Interesting case, hadn’t heard about it before. The combination of radar images and photos provides very strong evidence.
If I get it right then what the navy claims is they got this chaff into the air, and not only kept it together like that, but also made it light up and glow, as well as changing its shape while keeping it together. Is that correct? Doesn’t sound likely indeed. And to be honest when looking at the photos that doesn’t seem to be the case.
You also make a lot of really great points in the last part of the article. Thanks for sharing this case with us in a way these things should be reported.
Hi Karim, it sure is an interesting case. Thanks for your comment.

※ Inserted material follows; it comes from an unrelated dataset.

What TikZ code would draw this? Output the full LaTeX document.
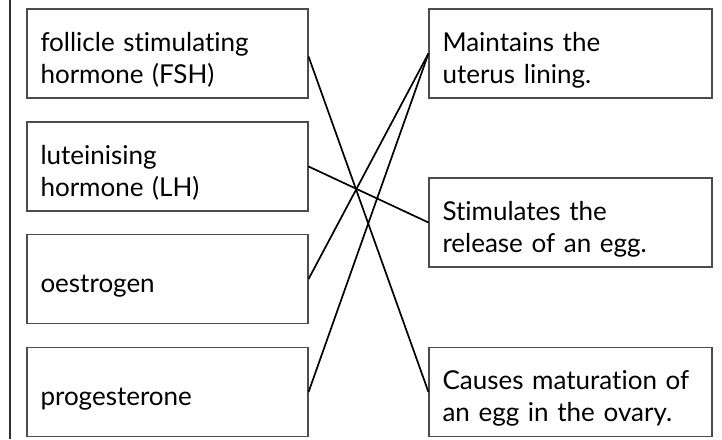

Actually the Department of Defense just said they “caused” the radar phenomenon with a regular naval training exercise with ships and aircraft. But they made no attempt to explain how they caused it, and the media did not question them or investigate how the could have caused it either. They just accepted their short vague statement as fact and parroted it.
After the statement was reported, people chimed in to speculate how the military might have done it, and chaff was the usual explanation trotted out. But chaff disperses like a cloud of confetti, and would not move at speed in the wind with a precise shape like this massive object was tracked doing.
The navy doesn’t have any planes to release chaff with anyway. I don’t doubt that naval warships would have been in the area though, because they have a base nearby and no doubt would have gone to investigate the strange object showing up on radar.
The military and mainstream media (apart from local community papers) ignored the sightings and pictures of a UFO earlier that morning, despite its obvious similarity and proximity to the radar phenomenon. In fact I don’t think most people familiar with the radar incident would even know there was also photographic evidence of a sighting that day.